- Catcher
- Born: February 23, 1895 Long Island City, New York
- Died: February 3, 1930 (aged 34) Los Angeles, California
- Batted: RightThrew: Right

MLB debut
- May 11, 1923, for the Cincinnati Reds

Last MLB appearance
- August 8, 1924, for the Cincinnati Reds

MLB statistics
- Batting average: .174
- Home runs: 0
- Runs batted in: 4
- Stats at Baseball Reference

Teams
- Cincinnati Reds (1923–1924);

= Gus Sandberg =

American baseball player (1895–1930)

Gustave E. Sandberg (February 23, 1895 – February 3, 1930), whose last name was sometimes spelled Sanberg, was a catcher in Major League Baseball. He played for the Cincinnati Reds in the 1923 and 1924 seasons. While playing in the minor leagues, Sandberg died of injuries sustained in an accidental fire.

==Early life==
Sandberg, from New York City, played semipro baseball as a young man. With the Empire City A.A. team from Ridgewood, Queens, Sandberg was teammates with future major league players including Jimmy Ring and Hugh McQuillan.

==Career==
In July 1915, Sandberg signed a contract to play with the New York Giants organization, and in early 1916 the team sent him to play with the Albany Senators of the New York State League. In 1919, Sandberg joined the Toronto Maple Leafs of the International League. The next year, newspapers reported that several major league managers - most recently George Stallings of the Boston Braves - were interested in signing him.

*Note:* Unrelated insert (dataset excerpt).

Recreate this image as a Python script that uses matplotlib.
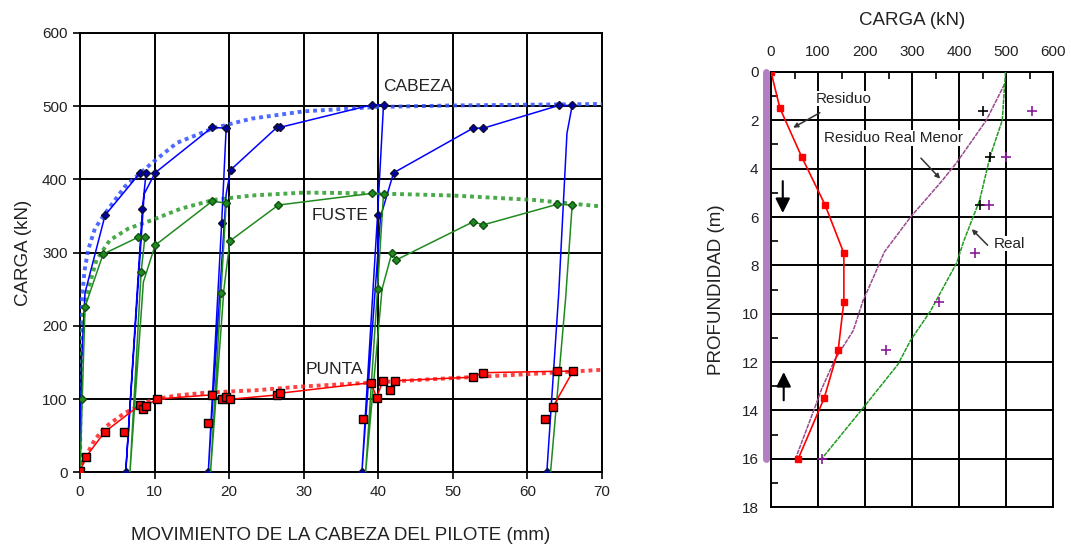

In 1923, Sandberg was with the Cincinnati Reds from May through October, but he only played in seven regular-season games. He appeared in 24 games with the Reds the next season, getting 9 hits in 52 at bats. He played his last major league game on August 8, 1924. Returning to the minor leagues after the 1924 season, Sandberg was the catcher for the Los Angeles Angels of the Pacific Coast League between 1925 and 1929. He hit .289 with 7 home runs in 131 games in his last season with Los Angeles.

==Death==
While playing for the Los Angeles Angels in the Pacific Coast League, Sandberg had been visited at his home by his former manager and friend, Marty Krug, on February 2, 1930. Krug was out of gasoline when he reached Sandberg's home, so Sandberg siphoned some fuel out of his own vehicle. The men feared that Sandberg would be left without enough fuel to reach a gas station, so Sandberg lit a match to see how much fuel he had left in his fuel tank. The gas tank exploded, igniting Sandberg's clothing. Krug tried to help his catcher, and he sustained minor burns himself, but Sandberg suffered severe burns. He died in a local hospital the next day.